I was called “scum” for marrying a Mexican.
Such hatred typifies the extreme voices that hijacked a badly needed discussion about immigration reform.
It feeds on fear and anger – the most negative and poisonous of human emotions.
But I don’t think it represents the majority of Americans. I think a lot of people go along because they don’t know much about Mexico. It’s easy to fear the unknown.
So I wrote my love story.
When I see the positive impact my husband has on the lives of his students and their families, I know that he's one more immigrant helping to make this country of immigrants better.
It's an old and beautiful story.
When I got to know my husband’s family in Mexico – when I watched his family and my family get to know and love each other – I witnessed the most positive and nourishing of human emotions.

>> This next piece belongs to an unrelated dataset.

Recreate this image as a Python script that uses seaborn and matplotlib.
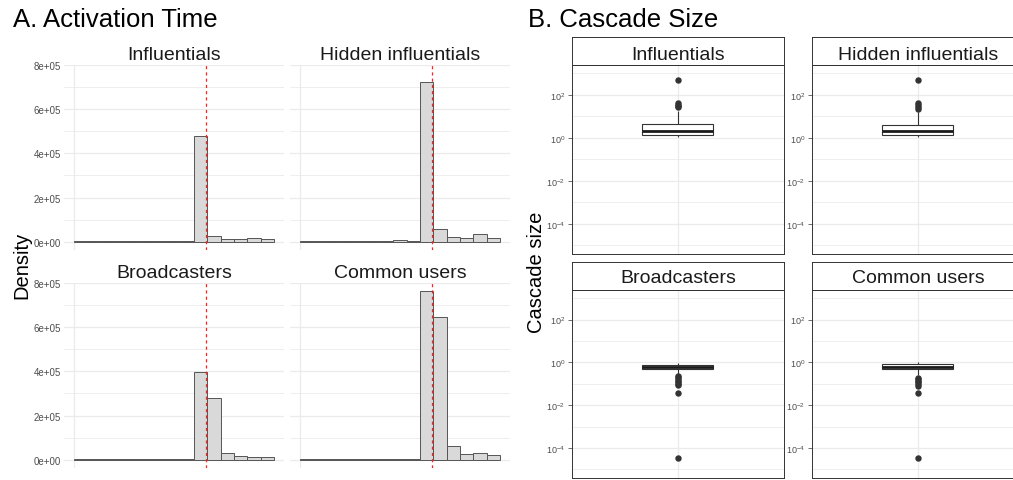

My mother, my sister and my nephew went with us to visit my mother-in-law one winter. It was an ill-fated trip. The first night, flood waters forced the entire rural village to evacuate to a small hill in the middle of agricultural fields.
I and my American family were of little help to those stranded on that hill while their homes filled up with muddy water.
But we were welcomed -- even by those we’d never met. They kept us safe.
Years later, on subsequent visits, people I didn’t remember would ask “How’s your mother?” and “How’s your sister?” and "How's the boy?" They kept us in their prayers.
That story is an antidote to the ugly rhetoric about migrants.
It’s one of many very personal stories I share in my book, “Crossing the Line: A Marriage across Borders.”
It gives love a chance to take a swing at the lies being heaped on Mexico and Mexicans.